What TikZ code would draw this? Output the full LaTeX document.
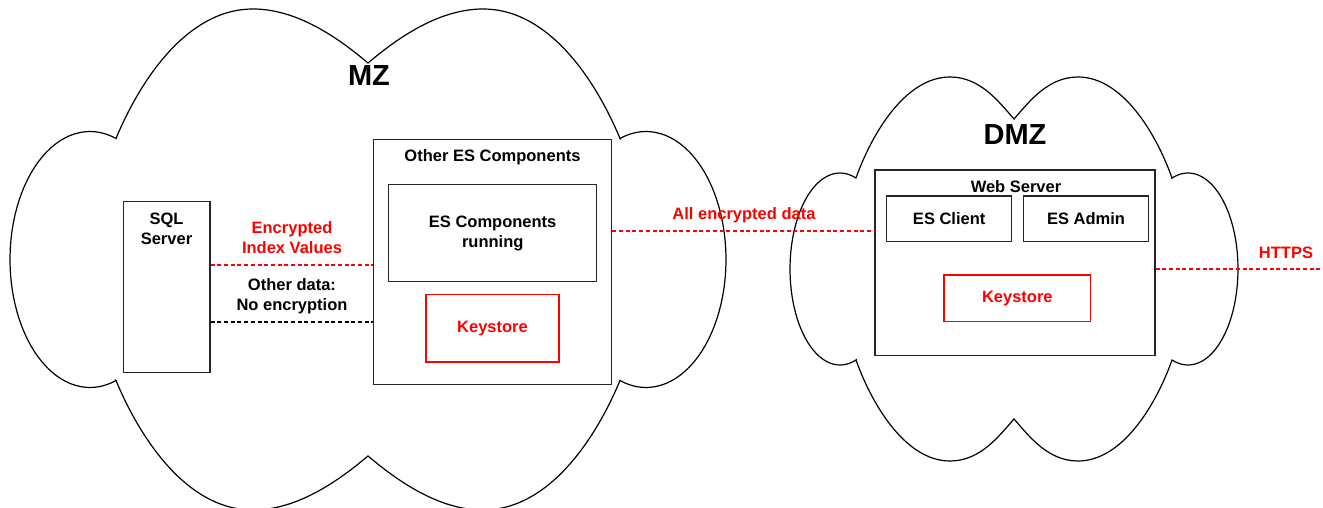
\documentclass[tikz,border=0pt]{standalone}
\usepackage{fontspec}
\setmainfont{Liberation Sans}
\begin{document}
\begin{tikzpicture}[x=1pt,y=-1pt,
  cloudline/.style={draw=black, line width=1.2pt, line join=miter},
  boxnode/.style={draw=black!85, line width=1.3pt, inner sep=0pt, align=center,
    font=\fontsize{16.5}{20}\selectfont\bfseries},
  redbox/.style={draw=red, line width=1.3pt, inner sep=0pt, text=red,
    font=\fontsize{16.5}{20}\selectfont\bfseries},
  lbl/.style={inner sep=0pt, align=center, font=\fontsize{16.5}{20}\selectfont\bfseries},
  redlbl/.style={lbl, text=red},
  zonelbl/.style={inner sep=0pt, font=\fontsize{29}{32}\selectfont\bfseries},
  reddash/.style={draw=red, line width=1.8pt, dash pattern=on 4pt off 2.7pt},
  blackdash/.style={draw=black, line width=1.8pt, dash pattern=on 4pt off 2.7pt}
]
\useasboundingbox (0,0) rectangle (1323,508);
\fill[white] (0,0) rectangle (1323,508);

% MZ cloud
\draw[cloudline]
  (116,138.5) .. controls (138.4,84.6) and (185,9) .. (253,9)
  .. controls (300,9) and (343,42) .. (368,63)
  .. controls (393,42) and (436,9) .. (483,9)
  .. controls (551,9) and (597.6,84.6) .. (620,138.5)
  -- plot[domain=0:1,samples=60,variable=\t] ({646+80*cos(109-218*\t)},{259.5-128*sin(109-218*\t)})
  -- (620,380.5) .. controls (597.6,434.4) and (551,510) .. (483,510)
  .. controls (436,510) and (393,477) .. (368,456)
  .. controls (343,477) and (300,510) .. (253,510)
  .. controls (185,510) and (138.4,434.4) .. (116,380.5)
  -- plot[domain=0:1,samples=60,variable=\t] ({90+80*cos(289-218*\t)},{259.5-128*sin(289-218*\t)})
  -- cycle;

% DMZ cloud
\draw[cloudline]
  (856,178) .. controls (871.4,134.6) and (905,77) .. (950,77)
  .. controls (980,77) and (998.6,101.4) .. (1014,119)
  .. controls (1029.4,101.4) and (1048,77) .. (1078,77)
  .. controls (1123,77) and (1156.6,134.6) .. (1172,178)
  -- plot[domain=0:1,samples=60,variable=\t] ({1188+50*cos(108.7-217.4*\t)},{269-96*sin(108.7-217.4*\t)})
  -- (1172,360) .. controls (1156.6,403.4) and (1123,461) .. (1078,461)
  .. controls (1048,461) and (1029.4,436.6) .. (1014,419)
  .. controls (998.6,436.6) and (980,461) .. (950,461)
  .. controls (905,461) and (871.4,403.4) .. (856,360)
  -- plot[domain=0:1,samples=60,variable=\t] ({840+50*cos(288.7-217.4*\t)},{269-96*sin(288.7-217.4*\t)})
  -- cycle;

% zone labels
\node[zonelbl, anchor=base] (mzlbl) at (369,86) {MZ};
\node[zonelbl, anchor=base] (dmzlbl) at (1015,145) {DMZ};

% MZ boxes
\node[boxnode, minimum width=86.3pt, minimum height=171pt] (sql) at (166.85,287.2) {};
\node[lbl] (sqllbl) at (166.5,229) {SQL\\Server};
\node[boxnode, minimum width=238.4pt, minimum height=245pt] (oes) at (492.5,261.8) {};
\node[lbl, anchor=base] (oeslbl) at (492.5,162) {Other ES Components};
\node[boxnode, minimum width=208pt, minimum height=97.4pt] (esrun) at (492.7,233) {ES Components\\running};
\node[redbox, minimum width=133pt, minimum height=67.7pt] (ksmz) at (492.5,328.2) {Keystore};

% DMZ boxes
\node[boxnode, minimum width=280pt, minimum height=185.7pt] (web) at (1015,262.85) {};
\node[lbl, anchor=base] (weblbl) at (1016,193) {Web Server};
\node[boxnode, minimum width=125pt, minimum height=45.7pt] (esclient) at (949.2,218.85) {ES Client};
\node[boxnode, minimum width=125.4pt, minimum height=45.7pt] (esadmin) at (1086,218.85) {ES Admin};
\node[redbox, minimum width=146.7pt, minimum height=46.7pt] (ksdmz) at (1017.35,298.35) {Keystore};

% connector labels
\node[redlbl] (enclbl) at (292,237.5) {Encrypted\\Index Values};
\node[lbl] (otherlbl) at (292,296) {Other data:\\No encryption};
\node[redlbl, anchor=base] (alllbl) at (744,219) {All encrypted data};
\node[redlbl, anchor=base] (httpslbl) at (1286,258) {HTTPS};

% connectors
\coordinate (encY) at (0,264.7);
\coordinate (plainY) at (0,321.7);
\coordinate (allY) at (0,231);
\coordinate (httpsY) at (0,269);
\coordinate (httpsEnd) at (1323,269);
\draw[reddash] (sql.east |- encY) -- (oes.west |- encY);
\draw[blackdash] (sql.east |- plainY) -- (oes.west |- plainY);
\draw[reddash] (oes.east |- allY) -- (web.west |- allY);
\draw[reddash] (web.east |- httpsY) -- (httpsEnd);
\end{tikzpicture}
\end{document}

++++++++

Set the listing down in full and exactly. Pictures within it should not appear in the copy.

What TikZ code would draw this? Output the full LaTeX document.
\documentclass[tikz,border=0pt]{standalone}
\usepackage{fontspec}
\setmainfont{Liberation Sans}
\begin{document}
\begin{tikzpicture}[x=1pt,y=-1pt,
  cloudline/.style={draw=black, line width=1.2pt, line join=miter},
  boxnode/.style={draw=black!85, line width=1.3pt, inner sep=0pt, align=center,
    font=\fontsize{16.5}{20}\selectfont\bfseries},
  redbox/.style={draw=red, line width=1.3pt, inner sep=0pt, text=red,
    font=\fontsize{16.5}{20}\selectfont\bfseries},
  lbl/.style={inner sep=0pt, align=center, font=\fontsize{16.5}{20}\selectfont\bfseries},
  redlbl/.style={lbl, text=red},
  zonelbl/.style={inner sep=0pt, font=\fontsize{29}{32}\selectfont\bfseries},
  reddash/.style={draw=red, line width=1.8pt, dash pattern=on 4pt off 2.7pt},
  blackdash/.style={draw=black, line width=1.8pt, dash pattern=on 4pt off 2.7pt}
]
\useasboundingbox (0,0) rectangle (1323,508);
\fill[white] (0,0) rectangle (1323,508);

% MZ cloud
\draw[cloudline]
  (116,138.5) .. controls (138.4,84.6) and (185,9) .. (253,9)
  .. controls (300,9) and (343,42) .. (368,63)
  .. controls (393,42) and (436,9) .. (483,9)
  .. controls (551,9) and (597.6,84.6) .. (620,138.5)
  -- plot[domain=0:1,samples=60,variable=\t] ({646+80*cos(109-218*\t)},{259.5-128*sin(109-218*\t)})
  -- (620,380.5) .. controls (597.6,434.4) and (551,510) .. (483,510)
  .. controls (436,510) and (393,477) .. (368,456)
  .. controls (343,477) and (300,510) .. (253,510)
  .. controls (185,510) and (138.4,434.4) .. (116,380.5)
  -- plot[domain=0:1,samples=60,variable=\t] ({90+80*cos(289-218*\t)},{259.5-128*sin(289-218*\t)})
  -- cycle;

% DMZ cloud
\draw[cloudline]
  (856,178) .. controls (871.4,134.6) and (905,77) .. (950,77)
  .. controls (980,77) and (998.6,101.4) .. (1014,119)
  .. controls (1029.4,101.4) and (1048,77) .. (1078,77)
  .. controls (1123,77) and (1156.6,134.6) .. (1172,178)
  -- plot[domain=0:1,samples=60,variable=\t] ({1188+50*cos(108.7-217.4*\t)},{269-96*sin(108.7-217.4*\t)})
  -- (1172,360) .. controls (1156.6,403.4) and (1123,461) .. (1078,461)
  .. controls (1048,461) and (1029.4,436.6) .. (1014,419)
  .. controls (998.6,436.6) and (980,461) .. (950,461)
  .. controls (905,461) and (871.4,403.4) .. (856,360)
  -- plot[domain=0:1,samples=60,variable=\t] ({840+50*cos(288.7-217.4*\t)},{269-96*sin(288.7-217.4*\t)})
  -- cycle;

% zone labels
\node[zonelbl, anchor=base] (mzlbl) at (369,86) {MZ};
\node[zonelbl, anchor=base] (dmzlbl) at (1015,145) {DMZ};

% MZ boxes
\node[boxnode, minimum width=86.3pt, minimum height=171pt] (sql) at (166.85,287.2) {};
\node[lbl] (sqllbl) at (166.5,229) {SQL\\Server};
\node[boxnode, minimum width=238.4pt, minimum height=245pt] (oes) at (492.5,261.8) {};
\node[lbl, anchor=base] (oeslbl) at (492.5,162) {Other ES Components};
\node[boxnode, minimum width=208pt, minimum height=97.4pt] (esrun) at (492.7,233) {ES Components\\running};
\node[redbox, minimum width=133pt, minimum height=67.7pt] (ksmz) at (492.5,328.2) {Keystore};

% DMZ boxes
\node[boxnode, minimum width=280pt, minimum height=185.7pt] (web) at (1015,262.85) {};
\node[lbl, anchor=base] (weblbl) at (1016,193) {Web Server};
\node[boxnode, minimum width=125pt, minimum height=45.7pt] (esclient) at (949.2,218.85) {ES Client};
\node[boxnode, minimum width=125.4pt, minimum height=45.7pt] (esadmin) at (1086,218.85) {ES Admin};
\node[redbox, minimum width=146.7pt, minimum height=46.7pt] (ksdmz) at (1017.35,298.35) {Keystore};

% connector labels
\node[redlbl] (enclbl) at (292,237.5) {Encrypted\\Index Values};
\node[lbl] (otherlbl) at (292,296) {Other data:\\No encryption};
\node[redlbl, anchor=base] (alllbl) at (744,219) {All encrypted data};
\node[redlbl, anchor=base] (httpslbl) at (1286,258) {HTTPS};

% connectors
\coordinate (encY) at (0,264.7);
\coordinate (plainY) at (0,321.7);
\coordinate (allY) at (0,231);
\coordinate (httpsY) at (0,269);
\coordinate (httpsEnd) at (1323,269);
\draw[reddash] (sql.east |- encY) -- (oes.west |- encY);
\draw[blackdash] (sql.east |- plainY) -- (oes.west |- plainY);
\draw[reddash] (oes.east |- allY) -- (web.west |- allY);
\draw[reddash] (web.east |- httpsY) -- (httpsEnd);
\end{tikzpicture}
\end{document}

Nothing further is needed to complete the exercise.